__WORK TO BE COMPLETED__
Only the lines from the start of the data to the line containing "import * as d3 from 'd3';", both included, should be output, exactly and without pictures.

__RECORDS__
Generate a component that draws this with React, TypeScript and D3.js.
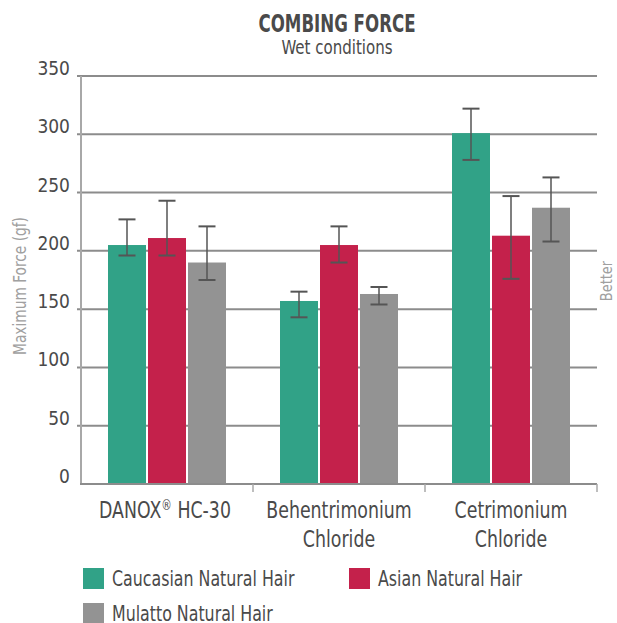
import React, { useEffect } from 'react';
import * as d3 from 'd3';

const categories = [['DANOX® HC-30'], ['Behentrimonium', 'Chloride'], ['Cetrimonium', 'Chloride']];
const series = ['Caucasian Natural Hair', 'Asian Natural Hair', 'Mulatto Natural Hair'];
const colors = ['#31a287', '#c4214b', '#939393'];
// mean values per category, one array per series
const caucasian = [205, 157, 301];
const asian = [211, 205, 213];
const mulatto = [190, 163, 237];
// error bar [low, high]
const caucasianErr = [[196, 227], [143, 165], [278, 322]];
const asianErr = [[196, 243], [190, 221], [176, 247]];
const mulattoErr = [[175, 221], [154, 169], [208, 263]];
const yTicks = [0, 50, 100, 150, 200, 250, 300, 350];

const FONT = '"DejaVu Sans Condensed", "Liberation Sans Narrow", Roboto, sans-serif';
const textColor = '#4a4a4a';

// condensed text: squeeze horizontally around its anchor point
const T = ({ x, y, sx = 1, rotate = 0, children, ...rest }: any) => (
  <text transform={`translate(${x},${y}) rotate(${rotate}) scale(${sx},1)`} {...rest}>
    {children}
  </text>
);

const App = () => {
  useEffect(() => {
    document.body.style.margin = '0';
  }, []);

  const W = 617, H = 623;
  const left = 81, right = 597, top = 76, bottom = 484;

  const y = d3.scaleLinear().domain([0, 350]).range([bottom, top]);
  const x0 = d3.scaleBand<number>().domain([0, 1, 2]).range([left, right]);
  const x1 = d3.scaleBand<number>().domain([0, 1, 2]).range([0, 118]).paddingInner(0.05);

  const values = [caucasian, asian, mulatto];
  const errs = [caucasianErr, asianErr, mulattoErr];

  return (
    <svg width={W} height={H} style={{ display: 'block' }} fontFamily={FONT}>
      <T x={337} y={32} sx={0.74} textAnchor="middle" fontSize={25} fontWeight="bold" fill={textColor}>COMBING FORCE</T>
      <T x={337} y={54} sx={0.88} textAnchor="middle" fontSize={19} fill={textColor}>Wet conditions</T>

      {yTicks.map((t) => (
        <g key={t}>
          {t > 0 && <line x1={77} x2={right} y1={y(t)} y2={y(t)} stroke="#8c8c8c" strokeWidth={2} />}
          <T x={70} y={y(t) - 1} sx={0.95} textAnchor="end" fontSize={20} fill={textColor}>{t}</T>
        </g>
      ))}
      <line x1={left} x2={left} y1={top} y2={bottom} stroke="#a8a8a8" strokeWidth={2} />

      {categories.map((cat, ci) => {
        const gx = (x0(ci) ?? 0) + (x0.bandwidth() - 118) / 2;
        return (
          <g key={ci}>
            {values.map((vals, si) => {
              const bx = gx + (x1(si) ?? 0);
              const bw = x1.bandwidth();
              const cx = bx + bw / 2;
              const [lo, hi] = errs[si][ci];
              return (
                <g key={si}>
                  <rect x={bx} y={y(vals[ci])} width={bw} height={bottom - y(vals[ci])} fill={colors[si]} />
                  <line x1={cx} x2={cx} y1={y(hi)} y2={y(lo)} stroke="#555" strokeWidth={1.5} />
                  <line x1={cx - 8.5} x2={cx + 8.5} y1={y(hi)} y2={y(hi)} stroke="#555" strokeWidth={2} />
                  <line x1={cx - 8.5} x2={cx + 8.5} y1={y(lo)} y2={y(lo)} stroke="#555" strokeWidth={2} />
                </g>
              );
            })}
            {cat.map((line, li) => (
              <T key={li} x={(x0(ci) ?? 0) + x0.bandwidth() / 2 - (line.includes('®') ? 2 : 0)} y={518 + li * 29} sx={0.84} textAnchor="middle" fontSize={23} fill={textColor}>
                {line.includes('®') ? (
                  <>DANOX<tspan fontSize={14} dy={-8}>®</tspan><tspan dy={8}> HC-30</tspan></>
                ) : line}
              </T>
            ))}
          </g>
        );
      })}

      <line x1={left - 1} x2={right} y1={bottom} y2={bottom} stroke="#8c8c8c" strokeWidth={2} />
      {[1, 2, 3].map((i) => {
        const xx = i < 3 ? (x0(i) ?? 0) : right;
        return <line key={i} x1={xx} x2={xx} y1={bottom} y2={bottom + 8} stroke="#a8a8a8" strokeWidth={1.5} />;
      })}

      <T x={26} y={286} rotate={-90} sx={0.9} textAnchor="middle" fontSize={17} fill="#a0a0a0">Maximum Force (gf)</T>
      <T x={612} y={281} rotate={-90} sx={0.9} textAnchor="middle" fontSize={16} fill="#a0a0a0">Better</T>

      {series.map((s, i) => {
        const lx = i === 1 ? 349 : 83;
        const ly = i === 2 ? 603 : 568;
        return (
          <g key={s}>
            <rect x={lx} y={ly} width={21} height={21} fill={colors[i]} />
            <T x={lx + 29} y={ly + 18} sx={0.8} fontSize={22} fill={textColor}>{s}</T>
          </g>
        );
      })}
    </svg>
  );
};

export default App;
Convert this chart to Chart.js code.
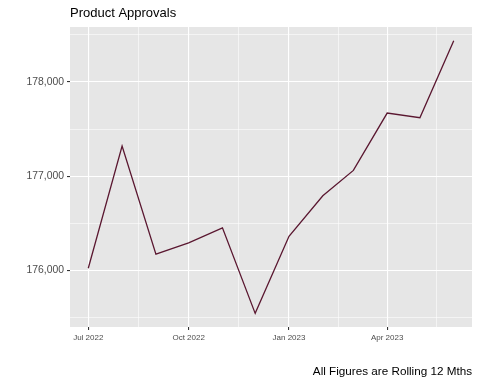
<!DOCTYPE html>
<html>
<head>
<meta charset="utf-8">
<script src="https://cdn.jsdelivr.net/npm/chart.js@4"></script>
<style>
  html, body { margin: 0; padding: 0; background: #fff; }
  #wrap { width: 480px; height: 384px; }
</style>
</head>
<body>
<div id="wrap"><canvas id="approvalsChart" width="480" height="384"></canvas></div>
<script>
// Monthly rolling 12-month approvals
const months = [
    [2022, 6], [2022, 7], [2022, 8], [2022, 9], [2022, 10], [2022, 11],
    [2023, 0], [2023, 1], [2023, 2], [2023, 3], [2023, 4], [2023, 5]
];
const approvals = [176020, 177320, 176170, 176290, 176450, 175540,
                   176360, 176790, 177060, 177670, 177620, 178440];

const xTickDates = [[2022, 6], [2022, 9], [2023, 0], [2023, 3]];
const xTickLabels = ['Jul 2022', 'Oct 2022', 'Jan 2023', 'Apr 2023'];
const yTicks = [176000, 177000, 178000];
const yMinorTicks = [175500, 176500, 177500, 178500];

const chartTitle = 'Product Approvals';
const chartCaption = 'All Figures are Rolling 12 Mths';

const toTime = d => Date.UTC(d[0], d[1], 1);
const xs = months.map(toTime);
const majorX = xTickDates.map(toTime);
// minor breaks sit halfway between the major ones
const minorX = [];
for (let i = 0; i < majorX.length; i++) {
    const next = i + 1 < majorX.length ? majorX[i + 1] : Date.UTC(2023, 6, 1);
    minorX.push((majorX[i] + next) / 2);
}

// ggplot style 5% expansion
const xSpan = Math.max(...xs) - Math.min(...xs);
const ySpan = Math.max(...approvals) - Math.min(...approvals);
const xMin = Math.min(...xs) - xSpan * 0.05, xMax = Math.max(...xs) + xSpan * 0.05;
const yMin = Math.min(...approvals) - ySpan * 0.05, yMax = Math.max(...approvals) + ySpan * 0.05;

const fontFamily = '"Liberation Sans", Arial, Helvetica, sans-serif';

const panelPlugin = {
    id: 'panel',
    beforeDraw(chart) {
        const { ctx, chartArea: a } = chart;
        ctx.save();
        ctx.fillStyle = '#E6E6E6';
        ctx.fillRect(a.left, a.top, a.right - a.left, a.bottom - a.top);
        ctx.restore();
    },
    afterDraw(chart) {
        const { ctx, chartArea: a } = chart;
        ctx.save();
        ctx.fillStyle = '#000';
        ctx.textBaseline = 'alphabetic';
        ctx.font = '13px ' + fontFamily;
        ctx.textAlign = 'left';
        ctx.fillText(chartTitle, a.left, 17);
        ctx.font = '11.7px ' + fontFamily;
        ctx.textAlign = 'right';
        ctx.fillText(chartCaption, a.right, 375);
        ctx.restore();
    }
};

const isMajorX = v => majorX.some(m => Math.abs(m - v) < 1000);
const isMajorY = v => yTicks.includes(v);

const ctx = document.getElementById('approvalsChart').getContext('2d');
const approvalsChart = new Chart(ctx, {
    type: 'line',
    data: {
        datasets: [{
            label: 'Approvals',
            data: xs.map((x, i) => ({ x: x, y: approvals[i] })),
            borderColor: '#5A1730',
            borderWidth: 1.3,
            pointRadius: 0,
            fill: false,
            tension: 0
        }]
    },
    options: {
        responsive: false,
        animation: false,
        layout: { padding: { top: 27, right: 8, left: 0, bottom: 0 } },
        plugins: {
            legend: { display: false },
            tooltip: { enabled: false }
        },
        scales: {
            x: {
                type: 'linear',
                min: xMin,
                max: xMax,
                afterBuildTicks: scale => {
                    scale.ticks = majorX.concat(minorX).sort((a, b) => a - b).map(v => ({ value: v }));
                },
                afterFit: scale => { scale.height = 57; },
                border: { display: false },
                grid: {
                    color: '#FFFFFF',
                    lineWidth: c => isMajorX(c.tick.value) ? 1.1 : 0.55,
                    drawTicks: true,
                    tickLength: 3,
                    tickColor: c => isMajorX(c.tick.value) ? '#333333' : 'rgba(0,0,0,0)',
                    tickWidth: 1.1
                },
                ticks: {
                    autoSkip: false,
                    maxRotation: 0,
                    padding: 3,
                    color: '#4D4D4D',
                    font: { family: fontFamily, size: 8 },
                    callback: v => {
                        const i = majorX.findIndex(m => Math.abs(m - v) < 1000);
                        return i >= 0 ? xTickLabels[i] : '';
                    }
                }
            },
            y: {
                min: yMin,
                max: yMax,
                afterBuildTicks: scale => {
                    scale.ticks = yTicks.concat(yMinorTicks).sort((a, b) => a - b).map(v => ({ value: v }));
                },
                afterFit: scale => { scale.width = 70; },
                border: { display: false },
                grid: {
                    color: '#FFFFFF',
                    lineWidth: c => isMajorY(c.tick.value) ? 1.1 : 0.55,
                    drawTicks: true,
                    tickLength: 3,
                    tickColor: c => isMajorY(c.tick.value) ? '#333333' : 'rgba(0,0,0,0)',
                    tickWidth: 1.1
                },
                ticks: {
                    autoSkip: false,
                    padding: 3,
                    color: '#4D4D4D',
                    font: { family: fontFamily, size: 10.4 },
                    callback: v => isMajorY(v) ? v.toLocaleString('en-US') : ''
                }
            }
        }
    },
    plugins: [panelPlugin]
});
</script>
</body>
</html>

__EXERCISE ANSWER__
Generate a component that draws this with React, TypeScript and D3.js.
import React, { useEffect } from 'react';
import * as d3 from 'd3';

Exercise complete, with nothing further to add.